- Directed by: Damola Ademola
- Written by: Damola Ademola, Joy Isi Bewaji, Chiemeka Osuagwu
- Produced by: Inkblot
- Starring: Stan Nze Uche Montana; Ini Dima-Okojie; Daniel Etim Effiong;
- Distributed by: Amazon Prime Video
- Release date: September 22, 2023;
- Country: Nigeria
- Box office: ₦9.7 million (September 22 - 25, 2023)

= A Weekend to Forget =

A Weekend To Forget is a 2023 Nigerian thriller film directed by Damola Ademola, following seven friends who get together for a weekend getaway when one of them is found dead.
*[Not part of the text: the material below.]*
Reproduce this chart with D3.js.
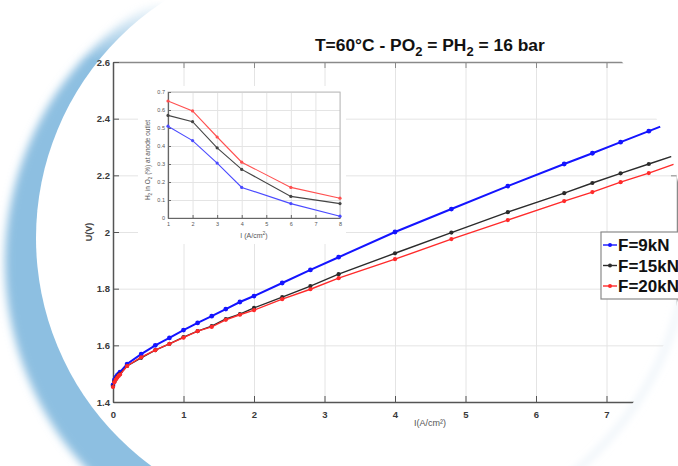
<!DOCTYPE html>
<html>
<head>
<meta charset="utf-8">
<script src="https://cdn.jsdelivr.net/npm/d3@7"></script>
<style>
    body { margin: 0; background: #fff; }
    svg { display: block; font-family: "Liberation Sans", Arial, sans-serif; }
    .grid line { stroke: #e4e4e4; }
    .grid path { display: none; }
</style>
</head>
<body>
<svg id="chart" width="678" height="466"></svg>
<script>
// current density (A/cm2) for the polarisation curves
const current = [0, 0.02, 0.04, 0.06, 0.08, 0.1, 0.2, 0.4, 0.6, 0.8, 1.0, 1.2, 1.4, 1.6, 1.8,
    2.0, 2.4, 2.8, 3.2, 4.0, 4.8, 5.6, 6.4, 6.8, 7.2, 7.6, 8.0];
const u9kN = [1.460, 1.478, 1.487, 1.494, 1.499, 1.505, 1.534, 1.569, 1.600, 1.626, 1.654, 1.679, 1.703, 1.728, 1.753,
    1.774, 1.820, 1.866, 1.911, 2.000, 2.081, 2.162, 2.240, 2.278, 2.317, 2.356, 2.395];
const u15kN = [1.455, 1.472, 1.481, 1.488, 1.494, 1.499, 1.527, 1.556, 1.583, 1.605, 1.629, 1.650, 1.668, 1.693, 1.710,
    1.732, 1.770, 1.809, 1.851, 1.925, 1.998, 2.070, 2.137, 2.173, 2.207, 2.240, 2.273];
const u20kN = [1.453, 1.470, 1.479, 1.486, 1.492, 1.497, 1.527, 1.558, 1.583, 1.605, 1.627, 1.650, 1.665, 1.690, 1.708,
    1.724, 1.763, 1.798, 1.837, 1.904, 1.975, 2.042, 2.109, 2.141, 2.176, 2.208, 2.243];

// inset: H2 in O2 at anode outlet
const insetCurrent = [1, 2, 3, 4, 6, 8];
const h2o2_9kN = [0.51, 0.43, 0.305, 0.17, 0.08, 0.01];
const h2o2_15kN = [0.57, 0.535, 0.39, 0.27, 0.12, 0.08];
const h2o2_20kN = [0.65, 0.595, 0.45, 0.31, 0.17, 0.11];

const seriesNames = ["F=9kN", "F=15kN", "F=20kN"];
const seriesColors = ["#1414ff", "#2b2b2b", "#ff2a2a"];
const insetColors = ["#4a4aff", "#444444", "#ff5050"];

const xTicks = [0, 1, 2, 3, 4, 5, 6, 7];
const yTicks = [1.4, 1.6, 1.8, 2, 2.2, 2.4, 2.6];
const insetYTicks = [0, 0.1, 0.2, 0.3, 0.4, 0.5, 0.6, 0.7];

const svg = d3.select("#chart");
const defs = svg.append("defs");

/** Blue crescent on the left and the soft edge on the right. */
function drawBackdrop() {
    defs.append("filter").attr("id", "soft")
        .attr("x", "-20%").attr("y", "-20%").attr("width", "140%").attr("height", "140%")
        .append("feGaussianBlur").attr("stdDeviation", 4);

    let fade = defs.append("linearGradient").attr("id", "fade")
        .attr("gradientUnits", "userSpaceOnUse")
        .attr("x1", 0).attr("y1", 0).attr("x2", 0).attr("y2", 60);
    fade.append("stop").attr("offset", 0).attr("stop-color", "#fff").attr("stop-opacity", 0);
    fade.append("stop").attr("offset", 1).attr("stop-color", "#fff").attr("stop-opacity", 1);

    let mask = defs.append("mask").attr("id", "fadeMask");
    mask.append("rect").attr("x", 0).attr("y", 0).attr("width", 260).attr("height", 466)
        .attr("fill", "url(#fade)");

    let arc = svg.append("g").attr("mask", "url(#fadeMask)");
    arc.append("circle").attr("cx", 309).attr("cy", 262).attr("r", 304)
        .attr("fill", "#8dbfe1").attr("filter", "url(#soft)");
    arc.append("circle").attr("cx", 319).attr("cy", 238).attr("r", 283)
        .attr("fill", "#fff");

    // faint edge bottom right
    defs.append("clipPath").attr("id", "rightCorner")
        .append("rect").attr("x", 540).attr("y", 300).attr("width", 140).attr("height", 170);
    svg.append("ellipse").attr("cx", 296).attr("cy", 240).attr("rx", 391).attr("ry", 331)
        .attr("fill", "none").attr("stroke", "#dce9f4").attr("stroke-width", 3)
        .attr("filter", "url(#soft)").attr("clip-path", "url(#rightCorner)");
}

drawBackdrop();

defs.append("clipPath").attr("id", "page")
    .append("ellipse").attr("cx", 294).attr("cy", 240).attr("rx", 390).attr("ry", 330);

const x = d3.scaleLinear().domain([0, 8]).range([113, 677]);
const y = d3.scaleLinear().domain([1.4, 2.6]).range([402, 62]);

const plot = svg.append("g").attr("clip-path", "url(#page)");

// grid
plot.append("g").attr("class", "grid")
    .attr("transform", "translate(0,402)")
    .call(d3.axisBottom(x).tickValues(xTicks.slice(1)).tickSize(-340).tickFormat(""));
plot.append("g").attr("class", "grid")
    .attr("transform", "translate(113,0)")
    .call(d3.axisLeft(y).tickValues(yTicks.slice(1, -1)).tickSize(-564).tickFormat(""));

/** Styles one axis group the way the figure does. */
function styleAxis(g, color) {
    g.select(".domain").attr("stroke", color).attr("stroke-width", 1.5);
    g.selectAll(".tick line").attr("stroke", color);
    g.selectAll(".tick text").attr("fill", "#3a3a3a")
        .style("font-size", "9.5px").style("font-weight", "bold");
}

plot.append("g").attr("transform", "translate(0,62)")
    .call(d3.axisTop(x).tickValues(xTicks.slice(1)).tickSizeInner(-6).tickSizeOuter(0).tickFormat(""))
    .call(g => styleAxis(g, "#8a8a8a"));
plot.append("g").attr("transform", "translate(677,0)")
    .call(d3.axisRight(y).tickValues(yTicks).tickSizeInner(-6).tickSizeOuter(0).tickFormat(""))
    .call(g => styleAxis(g, "#8a8a8a"));
plot.append("g").attr("transform", "translate(0,402)")
    .call(d3.axisBottom(x).tickValues(xTicks).tickSizeInner(-6).tickSizeOuter(0).tickPadding(9).tickFormat(d3.format("d")))
    .call(g => styleAxis(g, "#555"));
plot.append("g").attr("transform", "translate(113,0)")
    .call(d3.axisLeft(y).tickValues(yTicks).tickSizeInner(-6).tickSizeOuter(0).tickPadding(3).tickFormat(d => d))
    .call(g => styleAxis(g, "#555"));

svg.append("text").attr("x", 430).attr("y", 426).attr("text-anchor", "middle")
    .attr("fill", "#555").style("font-size", "9px")
    .text("I(A/cm²)");
svg.append("text").attr("transform", "translate(92,232) rotate(-90)").attr("text-anchor", "middle")
    .attr("fill", "#444").style("font-size", "9px").style("font-weight", "bold")
    .text("U(V)");

// polarisation curves
const mainSeries = [u9kN, u15kN, u20kN];
const line = d3.line().x((d, i) => x(current[i])).y(d => y(d));

mainSeries.forEach(function (vals, k) {
    plot.append("path").datum(vals)
        .attr("fill", "none").attr("stroke", seriesColors[k])
        .attr("stroke-width", k === 0 ? 2 : 1.4)
        .attr("d", line);
    plot.selectAll(null).data(vals).enter().append("circle")
        .attr("cx", (d, i) => x(current[i])).attr("cy", d => y(d))
        .attr("r", k === 0 ? 2.4 : 2.1).attr("fill", seriesColors[k]);
});

// inset
const ix = d3.scaleLinear().domain([1, 8]).range([168, 340]);
const iy = d3.scaleLinear().domain([0, 0.7]).range([218, 92]);
const inset = svg.append("g");

inset.append("rect").attr("x", 138).attr("y", 86).attr("width", 208).attr("height", 158).attr("fill", "#fff");
inset.append("g").attr("class", "grid").attr("transform", "translate(0,218)")
    .call(d3.axisBottom(ix).ticks(8).tickSize(-126).tickFormat(""));
inset.append("g").attr("class", "grid").attr("transform", "translate(168,0)")
    .call(d3.axisLeft(iy).tickValues(insetYTicks).tickSize(-172).tickFormat(""));
inset.append("rect").attr("x", 168).attr("y", 92).attr("width", 172).attr("height", 126)
    .attr("fill", "none").attr("stroke", "#bdbdbd");

function styleInsetAxis(g) {
    g.select(".domain").attr("stroke", "#666").attr("stroke-width", 1.2);
    g.selectAll(".tick line").attr("stroke", "#666");
    g.selectAll(".tick text").attr("fill", "#555").style("font-size", "5.5px");
}

inset.append("g").attr("transform", "translate(0,218)")
    .call(d3.axisBottom(ix).ticks(8).tickSizeInner(-3).tickSizeOuter(0).tickPadding(4))
    .call(styleInsetAxis);
inset.append("g").attr("transform", "translate(168,0)")
    .call(d3.axisLeft(iy).tickValues(insetYTicks).tickSizeInner(-3).tickSizeOuter(0).tickPadding(3)
        .tickFormat(d => d === 0 ? "0" : d3.format(".1f")(d)))
    .call(styleInsetAxis);

let insetX = inset.append("text").attr("x", 254).attr("y", 238).attr("text-anchor", "middle")
    .attr("fill", "#555").style("font-size", "7px");
insetX.append("tspan").text("I (A/cm");
insetX.append("tspan").attr("dy", -3).style("font-size", "5px").text("2");
insetX.append("tspan").attr("dy", 3).text(")");

let insetY = inset.append("text").attr("transform", "translate(150,160) rotate(-90)")
    .attr("text-anchor", "middle").attr("fill", "#555").style("font-size", "6.5px");
insetY.append("tspan").text("H");
insetY.append("tspan").attr("dy", 2).style("font-size", "4.5px").text("2");
insetY.append("tspan").attr("dy", -2).text(" in O");
insetY.append("tspan").attr("dy", 2).style("font-size", "4.5px").text("2");
insetY.append("tspan").attr("dy", -2).text(" (%) at anode outlet");

const insetSeries = [h2o2_9kN, h2o2_15kN, h2o2_20kN];
const insetLine = d3.line().x((d, i) => ix(insetCurrent[i])).y(d => iy(d));

insetSeries.forEach(function (vals, k) {
    inset.append("path").datum(vals)
        .attr("fill", "none").attr("stroke", insetColors[k]).attr("stroke-width", 1.1)
        .attr("d", insetLine);
    inset.selectAll(null).data(vals).enter().append("circle")
        .attr("cx", (d, i) => ix(insetCurrent[i])).attr("cy", d => iy(d))
        .attr("r", 1.6).attr("fill", insetColors[k]);
});

// title
let title = svg.append("text").attr("x", 315).attr("y", 51)
    .attr("fill", "#111").style("font-size", "17.4px").style("font-weight", "bold");
title.append("tspan").text("T=60°C - PO");
title.append("tspan").attr("dy", 5).style("font-size", "13px").text("2");
title.append("tspan").attr("dy", -5).text(" = PH");
title.append("tspan").attr("dy", 5).style("font-size", "13px").text("2");
title.append("tspan").attr("dy", -5).text(" = 16 bar");

// legend
const legend = svg.append("g").attr("transform", "translate(601,232)");
legend.append("rect").attr("width", 100).attr("height", 67)
    .attr("fill", "#fff").attr("stroke", "#8a8a8a").attr("stroke-width", 1.2);

let entries = legend.selectAll("g.entry").data(seriesNames).enter()
    .append("g").classed("entry", true)
    .attr("transform", (d, i) => "translate(0," + (13 + i * 20.5) + ")");
entries.append("line").attr("x1", 2).attr("x2", 16)
    .attr("stroke", (d, i) => seriesColors[i]).attr("stroke-width", 1.4);
entries.append("circle").attr("cx", 9).attr("r", 2).attr("fill", (d, i) => seriesColors[i]);
entries.append("text").attr("x", 17).attr("y", 6)
    .attr("fill", "#111").style("font-size", "17px").style("font-weight", "bold")
    .text(d => d);
</script>
</body>
</html>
The film features Nollywood actors Stan Nze, Uche Nwaefuna, Ini Dima-Okojie, Daniel Etim Effiong, Neo Akpofure, and Erica Nlewedim.

== Synopsis ==
Seven friends come together for a weekend getaway and reunion party after being apart for a long time, but unsettled rivalry and disputes begin to resurface as one of them is found dead.

== Cast==
The movie has the following cast:

- Stan Nze as Tito
- Uche Nwaefuna as Lisa
- Ini Dima-Okojie as Layo
- Daniel Etim Effiong as Shima
- Neo Akpofure as Bem
- Erica Nlewedim as Ndali
- Uche Nwaefuna as Lisa
- Elozonam Ogbolu as Ferdy
- Akin Lewis as Chief
- Francis Onwochei as Asaolu

== Box office ==
The film recorded a total gross of ₦9,701,550 between September 22, 2023 and September 25, 2023.